━━━ Supplied information

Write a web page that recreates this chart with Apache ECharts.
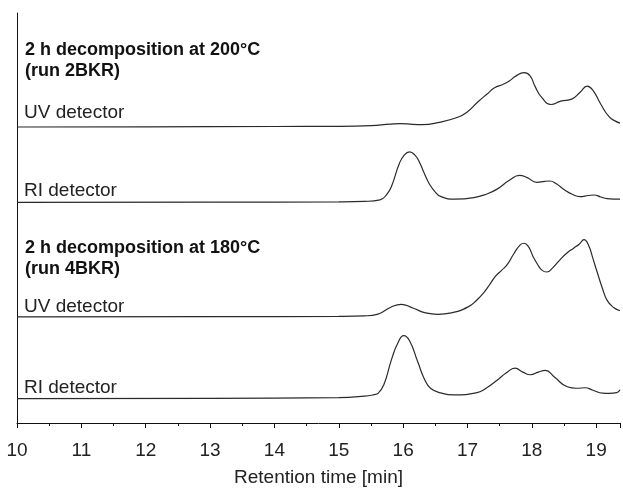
<!DOCTYPE html>
<html>
<head>
<meta charset="utf-8">
<script src="https://cdn.jsdelivr.net/npm/echarts@6/dist/echarts.min.js"></script>
<style>html,body{margin:0;padding:0;background:#fff}#c{width:623px;height:492px}</style>
</head>
<body>
<div id="c"></div>
<script>
// Retention times (min) and detector signals (arbitrary units, stacked offsets as drawn)
var uv200T = [10,12,14,15,15.5,15.8,15.96,16.15,16.3,16.54,16.85,17.0,17.16,17.3,17.42,17.55,17.65,17.75,17.88,17.97,18.05,18.15,18.3,18.45,18.62,18.75,18.86,18.95,19.07,19.2,19.3,19.37];
var uv200V = [302.5,302.7,303,303.2,304,305.5,306,305.2,305,307,312.5,318,328,336,342.5,346,349.5,354.5,358,355,344,333,325.5,329,331,338,344.3,340,326,313,308.5,306.5];

var ri200T = [10,13,15,15.4,15.64,15.75,15.82,15.94,16.02,16.1,16.18,16.25,16.33,16.41,16.5,16.59,16.8,17.1,17.3,17.46,17.65,17.81,17.92,18.08,18.2,18.28,18.38,18.5,18.62,18.75,18.88,18.97,19.07,19.17,19.37];
var ri200V = [225.5,225.7,226,226.5,228,234,242,265,274,277,274,267,255,244,236,231.3,228.7,230.3,234,239,248,253,251,246,247,247.3,244.5,238.7,234,231.3,232.5,233,231,229.3,228.7];

var uv180T = [10,13,15,15.4,15.61,15.8,15.97,16.15,16.35,16.54,16.75,17.01,17.15,17.26,17.35,17.44,17.53,17.62,17.72,17.82,17.88,17.95,18.02,18.09,18.16,18.23,18.33,18.44,18.55,18.65,18.74,18.81,18.88,18.95,19.01,19.1,19.17,19.27,19.37];
var uv180V = [108.5,108.7,109,109.5,111.3,118,121.3,117.5,112.5,111,112.5,118.7,126,133.7,142,150.3,156,162,173,182,183.7,180,170,162,156,154.3,159,167,174,178.7,183,187.3,182,168,155.3,137,125.3,118,114.7];

var ri180T = [10,13,15,15.4,15.55,15.61,15.7,15.82,15.92,16.01,16.1,16.23,16.33,16.43,16.6,16.79,17.15,17.3,17.46,17.6,17.74,17.86,17.98,18.1,18.21,18.35,18.55,18.7,18.83,18.95,19.1,19.2,19.32,19.37];
var ri180V = [25,25.2,26,27.5,29,30.3,39,65,82,89.3,84,62,45,35.3,30.5,28.7,31,36,43.7,51,56,52,49.3,52,53.7,47,37,35.5,36,33.5,30.5,30.3,31,34];

var xTickLabels = ['10','11','12','13','14','15','16','17','18','19'];
var xAxisTitle = 'Retention time [min]';
var boldLabels = ['2 h decomposition at 200°C', '(run 2BKR)', '2 h decomposition at 180°C', '(run 4BKR)'];
var plainLabels = ['UV detector', 'RI detector', 'UV detector', 'RI detector'];

function pairs(t, v) { return t.map(function (x, i) { return [x, v[i]]; }); }

var FONT = '"Liberation Sans", Arial, sans-serif';
var boldY = [50, 71, 248, 269];
var plainY = [113, 191, 307, 388];

var graphics = [];
boldLabels.forEach(function (s, i) {
  graphics.push({ type: 'text', x: 25, y: boldY[i], style: { text: s, fill: '#111', font: 'bold 18px ' + FONT, verticalAlign: 'middle', textVerticalAlign: 'middle' } });
});
plainLabels.forEach(function (s, i) {
  graphics.push({ type: 'text', x: 24, y: plainY[i], style: { text: s, fill: '#222', font: '19px ' + FONT, verticalAlign: 'middle', textVerticalAlign: 'middle' } });
});

var lineStyle = { color: '#2a2a2a', width: 1.2 };
function mk(t, v) {
  return { type: 'line', data: pairs(t, v), showSymbol: false, symbol: 'none', smooth: 0.5, lineStyle: lineStyle, silent: true, animation: false };
}

var chart = echarts.init(document.getElementById('c'), null, { renderer: 'canvas' });
chart.setOption({
  animation: false,
  backgroundColor: '#fff',
  grid: { left: 17, right: 0, top: 13, bottom: 60, containLabel: false },
  xAxis: {
    type: 'value', min: 10, max: 19.37, interval: 1,
    name: xAxisTitle, nameLocation: 'middle', nameGap: 45,
    nameTextStyle: { fontFamily: FONT, fontSize: 19, color: '#222' },
    axisLine: { show: true, lineStyle: { color: '#111', width: 1 } },
    axisTick: { show: true, inside: false, length: 5, lineStyle: { color: '#111' } },
    minorTick: { show: true, splitNumber: 2, length: 3, lineStyle: { color: '#111' } },
    splitLine: { show: false },
    axisLabel: {
      margin: 18, fontFamily: FONT, fontSize: 19, color: '#222',
      formatter: function (v) { var i = Math.round(v) - 10; return (Math.abs(v - Math.round(v)) < 1e-6 && xTickLabels[i]) ? xTickLabels[i] : ''; }
    }
  },
  yAxis: {
    type: 'value', min: 0, max: 419,
    axisLine: { show: true, lineStyle: { color: '#111', width: 1 } },
    axisTick: { show: false }, axisLabel: { show: false }, splitLine: { show: false }
  },
  series: [mk(uv200T, uv200V), mk(ri200T, ri200V), mk(uv180T, uv180V), mk(ri180T, ri180V)],
  graphic: graphics
});
</script>
</body>
</html>
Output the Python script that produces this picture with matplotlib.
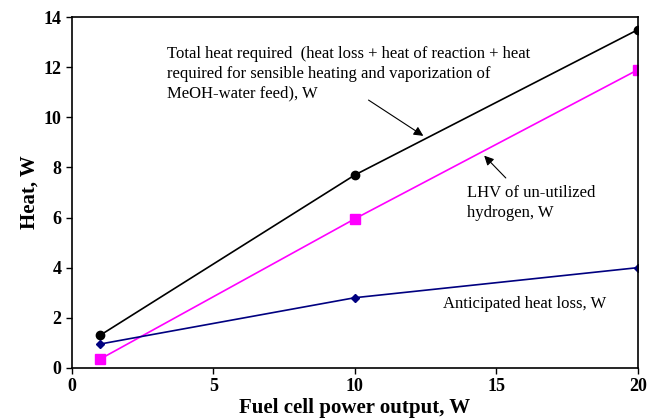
import matplotlib.pyplot as plt

# fuel cell power output, W
power = [1, 10, 20]
total_heat = [1.3, 7.7, 13.5]
lhv_h2 = [0.35, 5.95, 11.9]
heat_loss = [0.95, 2.8, 4.0]

plt.rcParams['font.family'] = ['Liberation Serif', 'DejaVu Serif']

fig = plt.figure(figsize=(6.47, 4.18), dpi=100)
ax = fig.add_axes([0.111, 0.120, 0.875, 0.839])

ax.plot(power, total_heat, color='black', lw=1.2, marker='o', ms=6)
ax.plot(power, lhv_h2, color='#ff00ff', lw=1.2, marker='s', ms=7.5)
ax.plot(power, heat_loss, color='#000080', lw=1.2, marker='D', ms=4.5)

ax.set_xlim(0, 20)
ax.set_ylim(0, 14)
ax.set_xticks([0, 5, 10, 15, 20])
ax.set_yticks(range(0, 15, 2))
ax.tick_params(direction='out', length=4, width=1, labelsize=13)
for lbl in ax.get_xticklabels() + ax.get_yticklabels():
    lbl.set_fontweight('bold')
for s in ax.spines.values():
    s.set_linewidth(1.2)

ax.set_xlabel('Fuel cell power output, W', fontsize=15, fontweight='bold', labelpad=2)
ax.set_ylabel('Heat, W', fontsize=15, fontweight='bold', labelpad=3)

ax.text(3.35, 12.85,
        'Total heat required  (heat loss + heat of reaction + heat\n'
        'required for sensible heating and vaporization of\n'
        'MeOH-water feed), W',
        fontsize=12, ha='left', va='top', linespacing=1.3)
ax.annotate('', xy=(12.5, 9.2), xytext=(10.4, 10.75),
            arrowprops=dict(arrowstyle='-|>', color='black', lw=0.8,
                            mutation_scale=14))
ax.annotate('', xy=(14.5, 8.55), xytext=(15.4, 7.5),
            arrowprops=dict(arrowstyle='-|>', color='black', lw=0.8,
                            mutation_scale=14))
ax.text(13.95, 7.3, 'LHV of un-utilized\nhydrogen, W', fontsize=12,
        ha='left', va='top', linespacing=1.3)
ax.text(13.1, 2.55, 'Anticipated heat loss, W', fontsize=12,
        ha='left', va='center')

fig.savefig('out.png', dpi=100)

━━━━━━

Request | Copy out each line of the records where the string "script" appears.

Expected output |
<script src="https://cdn.jsdelivr.net/npm/echarts@6/dist/echarts.min.js"></script>
<script>
</script>
Output the Python script that produces this picture with matplotlib.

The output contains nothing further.